My college years weren’t entirely focused on algorithms, though. I was a peaceful participant in the protests that turned into the Criminal Justice Act riots in the U.K., I attended plenty of outdoor rave festivals, and I ended up at parties where lots of the attendees were high as a kite. Thankfully there’s no record of any of this, apart from a few photos buried in friends’ drawers. Teenagers today won’t be as lucky, thanks to the explosion of digital images and the advances in computer vision that have happened since that final-year project of mine.
I’ve spent my professional career building software that makes sense of images, but each project was highly custom, more art than science. If I wanted to detect red-eye in photos, I’d program in rules about the exact hue I expected, and to look for two spots of that color in positions that might be eyes, for example. A couple of years ago, I came across a technique that changed my world completely. Alex Krizhevsky and his team won the prestigious Imagenet image recognition contest with a deep convolutional neural network. Their approach had an error rate of 15 percent. The next best contestant’s approach had an error rate of 26 percent.

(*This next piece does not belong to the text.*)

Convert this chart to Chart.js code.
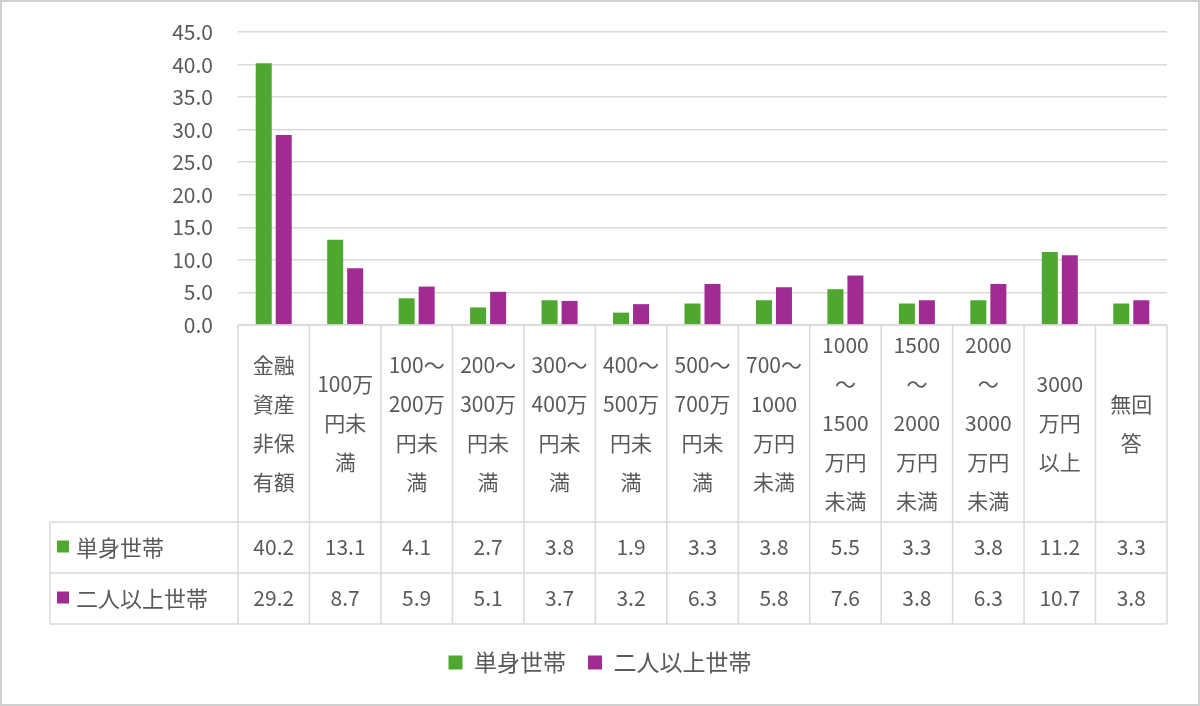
<!DOCTYPE html>
<html>
<head>
<meta charset="utf-8">
<script src="https://cdn.jsdelivr.net/npm/chart.js@4"></script>
<style>
body { margin: 0; background: #fff; }
</style>
</head>
<body>
<canvas id="chart" width="1200" height="706"></canvas>
<script>
// categories (full name) and how they wrap in the table header
const categories = ['金融資産非保有額', '100万円未満', '100～200万円未満', '200～300万円未満', '300～400万円未満',
  '400～500万円未満', '500～700万円未満', '700～1000万円未満', '1000～1500万円未満', '1500～2000万円未満',
  '2000～3000万円未満', '3000万円以上', '無回答'];
const categoryLines = [
  ['金融', '資産', '非保', '有額'],
  ['100万', '円未', '満'],
  ['100～', '200万', '円未', '満'],
  ['200～', '300万', '円未', '満'],
  ['300～', '400万', '円未', '満'],
  ['400～', '500万', '円未', '満'],
  ['500～', '700万', '円未', '満'],
  ['700～', '1000', '万円', '未満'],
  ['1000', '～', '1500', '万円', '未満'],
  ['1500', '～', '2000', '万円', '未満'],
  ['2000', '～', '3000', '万円', '未満'],
  ['3000', '万円', '以上'],
  ['無回', '答']
];
const seriesNames = ['単身世帯', '二人以上世帯'];
const singleHouseholds = [40.2, 13.1, 4.1, 2.7, 3.8, 1.9, 3.3, 3.8, 5.5, 3.3, 3.8, 11.2, 3.3];
const multiHouseholds = [29.2, 8.7, 5.9, 5.1, 3.7, 3.2, 6.3, 5.8, 7.6, 3.8, 6.3, 10.7, 3.8];
const yMin = 0;
const yMax = 45;
const yStep = 5;

const colors = ['#4ea72e', '#a02b93'];
const textColor = '#595959';
const lineColor = '#d9d9d9';
const fontFamily = "'Noto Sans CJK JP', 'Noto Sans', sans-serif";

Chart.defaults.font.family = fontFamily;
Chart.defaults.color = textColor;

// draws the data table under the plot plus the outer frame
const dataTable = {
  id: 'dataTable',
  afterDraw(chart) {
    const ctx = chart.ctx;
    const area = chart.chartArea;
    const xs = chart.scales.x;
    const n = categories.length;
    const colW = (area.right - area.left) / n;
    const top = area.bottom;
    const headBottom = top + 197;
    const rowH = 51;
    const tableLeft = 50;

    function line(x1, y1, x2, y2) {
      ctx.beginPath();
      ctx.moveTo(x1, y1);
      ctx.lineTo(x2, y2);
      ctx.stroke();
    }

    ctx.save();
    ctx.strokeStyle = lineColor;
    ctx.lineWidth = 1.5;
    line(area.left, top, area.right, top);
    for (let r = 0; r <= 2; r++) {
      line(tableLeft, headBottom + r * rowH, area.right, headBottom + r * rowH);
    }
    for (let i = 0; i <= n; i++) {
      const xx = area.left + i * colW;
      line(xx, top, xx, headBottom + 2 * rowH);
    }
    line(tableLeft, headBottom, tableLeft, headBottom + 2 * rowH);

    // header labels
    ctx.fillStyle = textColor;
    ctx.textAlign = 'center';
    ctx.textBaseline = 'middle';
    ctx.font = '21px ' + fontFamily;
    const midY = (top + headBottom) / 2;
    categoryLines.forEach((lines, i) => {
      const cx = xs.getPixelForValue(i);
      lines.forEach((t, k) => {
        ctx.fillText(t, cx, midY + (k - (lines.length - 1) / 2) * 39);
      });
    });

    // value rows
    [singleHouseholds, multiHouseholds].forEach((vals, r) => {
      const cy = headBottom + r * rowH + rowH / 2;
      ctx.fillStyle = colors[r];
      ctx.fillRect(57, cy - 7, 12, 12);
      ctx.fillStyle = textColor;
      ctx.textAlign = 'left';
      ctx.font = '22px ' + fontFamily;
      ctx.fillText(seriesNames[r], 76, cy);
      ctx.textAlign = 'center';
      ctx.font = '21px ' + fontFamily;
      vals.forEach((v, i) => {
        ctx.fillText(v.toFixed(1), xs.getPixelForValue(i), cy);
      });
    });

    ctx.strokeStyle = '#d0d0d0';
    ctx.lineWidth = 2;
    ctx.strokeRect(1, 1, chart.width - 2, chart.height - 2);
    ctx.restore();
  }
};

new Chart(document.getElementById('chart'), {
  type: 'bar',
  data: {
    labels: categories,
    datasets: [
      {
        label: seriesNames[0],
        data: singleHouseholds,
        backgroundColor: colors[0],
        borderWidth: 0,
        categoryPercentage: 0.56,
        barPercentage: 0.8
      },
      {
        label: seriesNames[1],
        data: multiHouseholds,
        backgroundColor: colors[1],
        borderWidth: 0,
        categoryPercentage: 0.56,
        barPercentage: 0.8
      }
    ]
  },
  options: {
    responsive: false,
    animation: false,
    layout: { padding: { top: 32, left: 33, right: 33, bottom: 22 } },
    scales: {
      x: {
        grid: { display: false },
        border: { display: false },
        ticks: { display: false },
        afterFit(s) { s.height = 304; }
      },
      y: {
        min: yMin,
        max: yMax,
        ticks: {
          stepSize: yStep,
          padding: 25,
          color: textColor,
          font: { size: 21 },
          callback: v => v.toFixed(1)
        },
        grid: { color: lineColor, lineWidth: 1.5, drawTicks: false },
        border: { display: false },
        afterFit(s) {
          s.width = 205;
          s.paddingTop = 0;
          s.paddingBottom = 0;
        }
      }
    },
    plugins: {
      legend: {
        position: 'bottom',
        labels: {
          boxWidth: 14,
          boxHeight: 14,
          padding: 22,
          color: textColor,
          font: { size: 23 }
        }
      },
      tooltip: { enabled: false }
    }
  },
  plugins: [dataTable]
});
</script>
</body>
</html>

More importantly, the same technique turned out to be useful for all sorts of problems that require computers to make sense of images, from guessing what kind of environment a photo was taken in to recognizing faces. Before, it would take months of my time to build a classifier for just one kind of object. Now any competent engineer with a bit of training can do the same thing in days. Image analysis algorithms used to be rare handcrafted Fabergé eggs, but now they’re cheap off-the-shelf components made on a production line.

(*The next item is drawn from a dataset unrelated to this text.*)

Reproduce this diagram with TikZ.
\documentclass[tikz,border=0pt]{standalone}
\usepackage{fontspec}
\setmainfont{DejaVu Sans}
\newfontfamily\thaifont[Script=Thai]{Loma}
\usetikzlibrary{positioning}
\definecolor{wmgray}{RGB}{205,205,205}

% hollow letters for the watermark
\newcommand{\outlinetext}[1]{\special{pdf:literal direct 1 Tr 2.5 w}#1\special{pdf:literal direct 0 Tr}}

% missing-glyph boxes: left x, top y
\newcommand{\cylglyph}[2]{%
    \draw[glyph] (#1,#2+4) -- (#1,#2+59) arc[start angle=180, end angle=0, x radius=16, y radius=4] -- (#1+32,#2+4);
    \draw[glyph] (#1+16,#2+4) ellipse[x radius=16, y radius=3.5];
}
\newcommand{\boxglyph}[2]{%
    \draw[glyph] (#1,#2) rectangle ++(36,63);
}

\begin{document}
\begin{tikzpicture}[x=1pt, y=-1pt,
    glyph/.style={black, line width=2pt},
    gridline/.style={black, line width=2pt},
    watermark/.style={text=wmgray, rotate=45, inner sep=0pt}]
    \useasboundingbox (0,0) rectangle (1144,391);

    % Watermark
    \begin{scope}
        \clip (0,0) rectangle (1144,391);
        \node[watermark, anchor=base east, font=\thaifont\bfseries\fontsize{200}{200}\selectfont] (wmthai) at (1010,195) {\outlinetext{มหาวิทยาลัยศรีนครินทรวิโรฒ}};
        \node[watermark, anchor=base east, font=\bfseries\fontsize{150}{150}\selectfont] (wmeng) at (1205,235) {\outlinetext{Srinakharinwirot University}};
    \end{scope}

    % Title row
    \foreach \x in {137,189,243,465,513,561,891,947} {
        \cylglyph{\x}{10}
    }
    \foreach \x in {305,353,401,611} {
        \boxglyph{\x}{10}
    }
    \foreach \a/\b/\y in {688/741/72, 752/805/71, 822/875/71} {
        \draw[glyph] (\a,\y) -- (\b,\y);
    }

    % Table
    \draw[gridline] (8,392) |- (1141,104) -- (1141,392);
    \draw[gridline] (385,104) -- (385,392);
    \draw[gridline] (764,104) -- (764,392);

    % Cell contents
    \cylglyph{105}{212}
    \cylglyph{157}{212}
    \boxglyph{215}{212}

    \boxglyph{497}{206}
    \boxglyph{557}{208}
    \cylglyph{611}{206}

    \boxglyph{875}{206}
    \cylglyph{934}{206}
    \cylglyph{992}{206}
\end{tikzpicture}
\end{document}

These advances have huge implications for our privacy, since we now document our lives with so many pictures. Facebook alone already has over 200 billion photos. So far this hasn’t had a massive impact on privacy because there’s been no good way to search and analyze those pictures, but advances in image recognition are changing all that. It’s now possible to not only reliably spot you in photos, but also tell what you’re doing. Creating an algorithm to spot common objects, whether they’re bikes or bongs, is now so easy. Imagine all your photos being processed into a data profile for advertisers or law enforcement, showing how much you party, who you’re with, and which demonstrations you attended.
You might think this is science fiction, but the mayor of Peoria managed to justify a raid on the apartment of a critic by citing a Twitter photo appearing to depict cocaine. Police departments across the country monitor YouTube videos that gang members upload of themselves threatening rivals and posing with guns. Right now, this is done manually, but it could be taken much further with easy-to-use object recognition software.
All of us have become used to uploading photos and videos safe in the knowledge that we have privacy through obscurity, but as data-mining images becomes easy, they could come back to haunt us. I’ve been able to move on from my youthful missteps, but it could have been different if all the landlords, potential employers, and bureaucrats I’ve dealt with since then could have summoned photographic evidence of them all at the touch of a button.